Im Dezember 2009 räumt die Bahn ein, dass dass der Kostenrahmen um fast eine Milliarde Euro teurer wird. 8oo Millionen Einsparungen wurden als Gegenmaßnahmen präsentiert um unter der ausstiegsrelevanten Grenze von 4,5 Milliarden Euro zu bleiben, so dass ein Baustart im Februar 2010 möglich ist. Als eine der Einsparpotentiale werden geringere Röhrenquerschnitte und dünnere Betonwände der Tunnel ausgemacht. Dabei waren die dicken Tunnelwände auch den Quelldrücken durch den Anhydrit geschuldet. Die StZ zitierte Bahnchef Rüdiger Grube: „Wir wollen sichere Tunnel bauen, aber keine Bunker“.

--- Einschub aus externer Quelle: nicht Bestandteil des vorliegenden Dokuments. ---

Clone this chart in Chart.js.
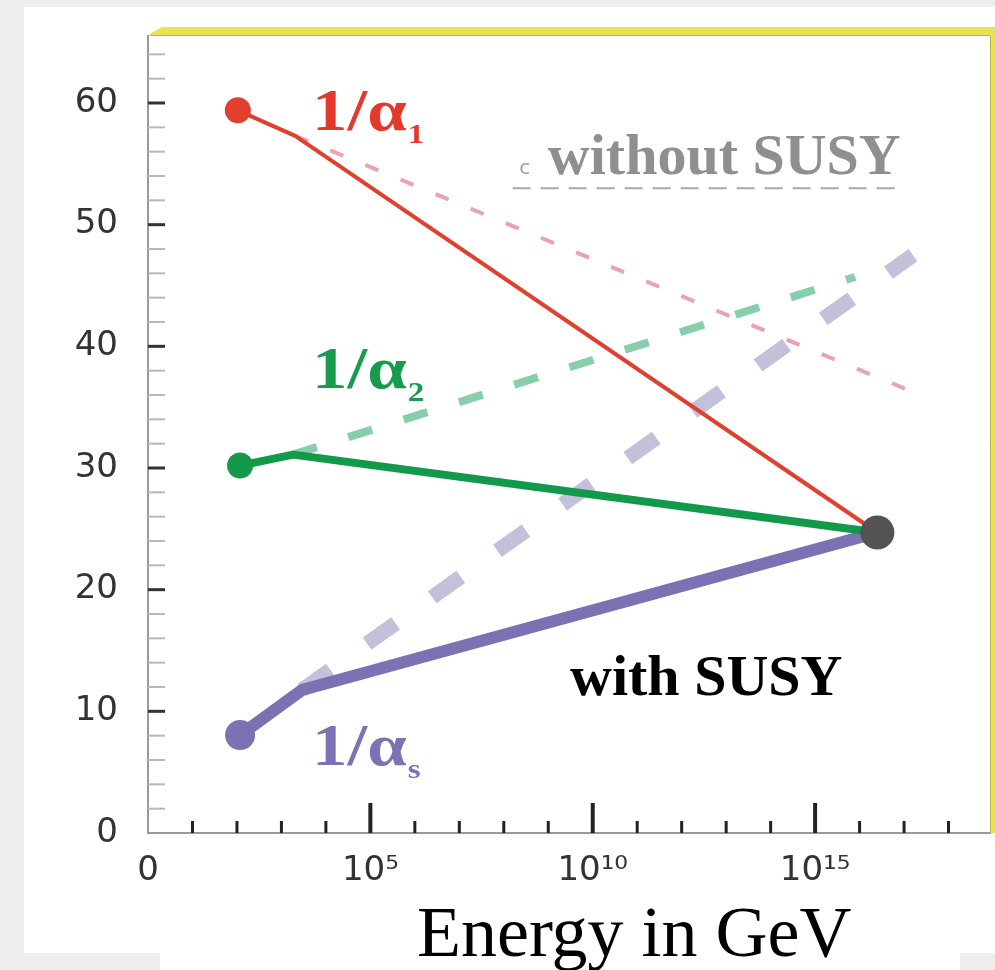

Mittlerweile sind die Mehrkosten für die deutlich aufwendigeren Verfahren beim Tunnelbau im Anhydrit einer der Hauptfaktoren für die Kostenexplosion bei Stuttgart 21. Dies geht auch laut dem Web-Baufachmagazin www.baulinks.de (hier) aus einer aktuellen Antwort der Bundesregierung auf eine Kleine Anfrage der Fraktion Bündnis 90/Die Grünen hervor. Einen Rückblick auf die Salamitaktik der Bahn bei diesem Risiko finden Sie in unserem Beitrag vom 11.Februar 2018. Ansonsten werden als Hauptkostentreiber umfangreiche Genehmigungsverfahren und die spätere Inbetriebnahme im Jahr 2025 genannt. Der in der letzten dpa-Meldung (hier) wieder einmal vom Bahnchef erwähnte Artenschutz ist nicht dabei. Die Bundesregierung musste auch auf eine Anfrage des Grünen-Abgeordneten Matthias Gastel Anfang des Jahres einräumen, dass der Artenschutz kein Grund für Kostenexplosion bei Stuttgart 21 ist.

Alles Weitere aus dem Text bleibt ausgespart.